Do you often find yourself thinking of how you can help your child succeed? Are you constantly on the look out for new ways to promote their intellectual development?
Maybe now is the time to stop doing that.
Yep, I just said that. Seem like strange advice coming from an educator? As research continues to indicate and as my experiences in education continue to reflect, it may be just the advice many parents need to hear.
I’ll spare you (for now) a synopsis of that research, as many of us have read about the potentially undesirable effects of worrying about these things too much – or what’s popularly referred to as “helicopter parenting.” I don’t want to partake in putting down any specific group of parents. I just want to advocate against worry.
And while I’m at it, I’ll introduce myself a little.

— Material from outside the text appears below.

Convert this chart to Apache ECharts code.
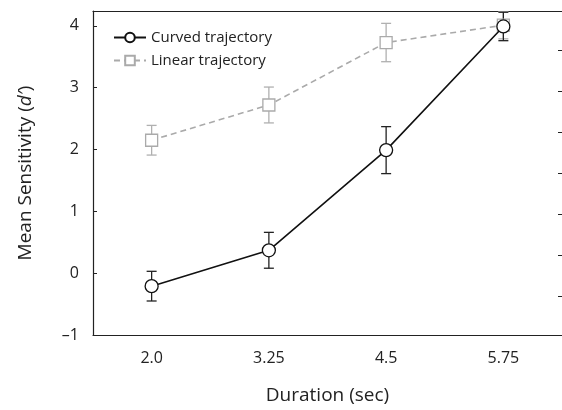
<!DOCTYPE html>
<html><head><meta charset="utf-8">
<script src="https://cdn.jsdelivr.net/npm/echarts@6/dist/echarts.min.js"></script>
<style>html,body{margin:0;padding:0;background:#fff}#c{width:562px;height:410px}</style>
</head><body><div id="c"></div>
<script>
const categories = ['2.0', '3.25', '4.5', '5.75'];
const curvedMean = [-0.21, 0.37, 1.99, 3.99];
const curvedErr = [0.24, 0.29, 0.38, 0.23];
const linearMean = [2.15, 2.72, 3.73, 4.01];
const linearErr = [0.24, 0.29, 0.31, 0.22];
const yTicks = [-1, 0, 1, 2, 3, 4];
const rightTicks = [0, 1, 2, 3, 4, 5, 6];

const FONT = 'Open Sans';
const chart = echarts.init(document.getElementById('c'));

function errSeries(name, mean, err, color) {
  return {
    type: 'custom', name: name + ' err', z: 1, silent: true,
    data: mean.map((m, i) => [i, m - err[i], m + err[i]]),
    renderItem: function (params, api) {
      const lo = api.coord([api.value(0), api.value(1)]);
      const hi = api.coord([api.value(0), api.value(2)]);
      const w = 5;
      const st = { stroke: color, lineWidth: 1.3, fill: null };
      return { type: 'group', children: [
        { type: 'line', shape: { x1: lo[0], y1: lo[1], x2: hi[0], y2: hi[1] }, style: st },
        { type: 'line', shape: { x1: lo[0] - w, y1: lo[1], x2: lo[0] + w, y2: lo[1] }, style: st },
        { type: 'line', shape: { x1: hi[0] - w, y1: hi[1], x2: hi[0] + w, y2: hi[1] }, style: st }
      ]};
    },
    encode: { x: 0, y: [1, 2] }
  };
}

chart.setOption({
  animation: false,
  textStyle: { fontFamily: FONT },
  grid: { left: 93, top: 11, right: 0, bottom: 73 },
  legend: {
    orient: 'vertical', left: 108, top: 25, itemWidth: 32, itemHeight: 12, itemGap: 8,
    textStyle: { fontFamily: FONT, fontSize: 15, color: '#222' },
    data: ['Curved trajectory', 'Linear trajectory']
  },
  xAxis: [{
    type: 'category', data: categories, boundaryGap: true,
    axisLine: { onZero: false, lineStyle: { color: '#222', width: 1.2 } },
    axisTick: { inside: true, alignWithLabel: true, length: 4, lineStyle: { color: '#222' } },
    axisLabel: { fontFamily: FONT, fontSize: 16, color: '#222', margin: 15 },
    name: 'Duration (sec)', nameLocation: 'middle', nameGap: 51,
    nameTextStyle: { fontFamily: FONT, fontSize: 19, color: '#222' }
  }, {
    type: 'category', data: categories, position: 'top', boundaryGap: true,
    axisLine: { onZero: false, lineStyle: { color: '#222', width: 1.2 } },
    axisTick: { inside: true, alignWithLabel: true, length: 4, lineStyle: { color: '#222' } },
    axisLabel: { show: false }
  }],
  yAxis: [{
    type: 'value', min: -1, max: 4.24, interval: 1,
    axisLine: { show: true, onZero: false, lineStyle: { color: '#222', width: 1.2 } },
    axisTick: { show: true, inside: true, length: 4, lineStyle: { color: '#222' } },
    splitLine: { show: false },
    axisLabel: { fontFamily: FONT, fontSize: 16, color: '#222', margin: 14,
      formatter: v => (v < 0 ? '\u2013' + Math.abs(v) : String(v)),
      customValues: yTicks },
    name: 'Mean Sensitivity ({i|d\u2032})', nameLocation: 'middle', nameGap: 58, nameRotate: 90,
    nameTextStyle: { fontFamily: FONT, fontSize: 19, color: '#222',
      rich: { i: { fontFamily: FONT, fontSize: 19, fontStyle: 'italic', color: '#222' } } }
  }, {
    type: 'value', position: 'right', min: -0.95, max: 6.97,
    axisLine: { show: false, onZero: false },
    axisTick: { show: true, inside: true, length: 4, customValues: rightTicks, lineStyle: { color: '#222' } },
    axisLabel: { show: false },
    splitLine: { show: false }
  }],
  series: [
    errSeries('Linear', linearMean, linearErr, '#b0b0b0'),
    errSeries('Curved', curvedMean, curvedErr, '#222'),
    {
      name: 'Linear trajectory', type: 'line', z: 3, data: linearMean,
      symbol: 'rect', symbolSize: 12, showAllSymbol: true,
      lineStyle: { color: '#aaaaaa', width: 1.6, type: [6, 4] },
      itemStyle: { color: '#fff', borderColor: '#aaaaaa', borderWidth: 1.3 }
    },
    {
      name: 'Curved trajectory', type: 'line', z: 4, data: curvedMean,
      symbol: 'circle', symbolSize: 13, showAllSymbol: true,
      lineStyle: { color: '#111', width: 1.6 },
      itemStyle: { color: '#fff', borderColor: '#111', borderWidth: 1.3 }
    }
  ]
});
</script></body></html>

See, I started thinking about my daughter’s education pretty much the minute she was born. This might surprise some of the people who know me; I don’t fancy myself as a parent with grand ambitions for my children’s academic future or one who plans to cram as much learning into each and everyday as I possibly can – but I couldn’t help it. I was an educator until she was born, and I have an affinity for words and language. I don’t need a Harvard Ph.D. from her, I told myself; I just hope she makes the most of her mind.
I fretted when I felt I wasn’t doing enough, which was often.
Is she sleeping enough to be able to process all of her learning experiences from the day? I’d ask myself.
Am I talking to her enough? I’d guiltily wonder, especially on my quieter days, when trying to start a conversation with an x-month old felt especially ridiculous.
How do you do puzzles with a one-year old? I’d grumble.
Eventually, though, as I became more occupied with things like chasing a toddler around the endless places she wants to go, my worries subsided and I was able to look back on them and chuckle. I came to a conclusion that I could’ve used from the outset, and that I’ll definitely carry forward with the next one (due in October).
Parental involvement in children’s learning, like most if not all parental involvement, is about balance. It’s possible to do too much, and it’s possible to do too little. But it doesn’t pay very much to worry about exactly where the line is. Children need love and attention, and this tends to fill in the rest. I don’t think much about “teaching” my daughter anything, and I don’t really plan to start. We’ll talk and read books and I suppose if I’m going to sing anyway, I may as well sing the ABCs every now and again.
It doesn’t help either of us to worry, it doesn’t benefit anyone to feel guilt, and it doesn’t pay to force any issues. It’s not just more fun but also much more productive to do the things I enjoy with my daughter and let the rest fall into place. It will.
In future discussions, I’ll likely delve more into this philosophy and the research behind it. It does, after all, underpin most of my writing – even that in which I give more technical explanations about education and academic and intellectual development. I encourage you to read even this technical information with a sense of curiosity much more than a sense of duty. They provide beneficial information that your children most certainly CAN thrive without!
So for now, take it from an educator: have fun, play hard, don’t worry. Learn a little if you’re curious. Teach your kid a few things along the way if you just can’t help it. But most of all, have fun.
After all, modeling an excited and curious approach to the world around you is the best lesson a parent can teach, anyway.
This sounds a lot like the Montessori approach — giving children the chance to explore and be curious. Because who wants to learn when it’s being force-fed to you? Much more fun when it’s self-directed. We have been sending our kids to Montessori schools since they were each 3, and I love the freedom of not worrying about homework, tests, worksheets and memorization. We just get to play, read books and have fun together exploring the world.
Welcome to WMAG, Allison!
Montessori does in many ways seem like the way to go 🙂
Good post, Allison! Good reminders for all parents. As a specialist in child development, I find that I periodically ask myself some of the same questions you mentioned (e.g. “enough sleep,” “Am I talking to her enough?”- I used to narrate everything..my poor husband would get so annoyed!) Here’s to learning through play and having fun!
Thanks, Kristi! Same relationship dynamic here, but trying to shut my mouth about it definitely helped some in getting over it.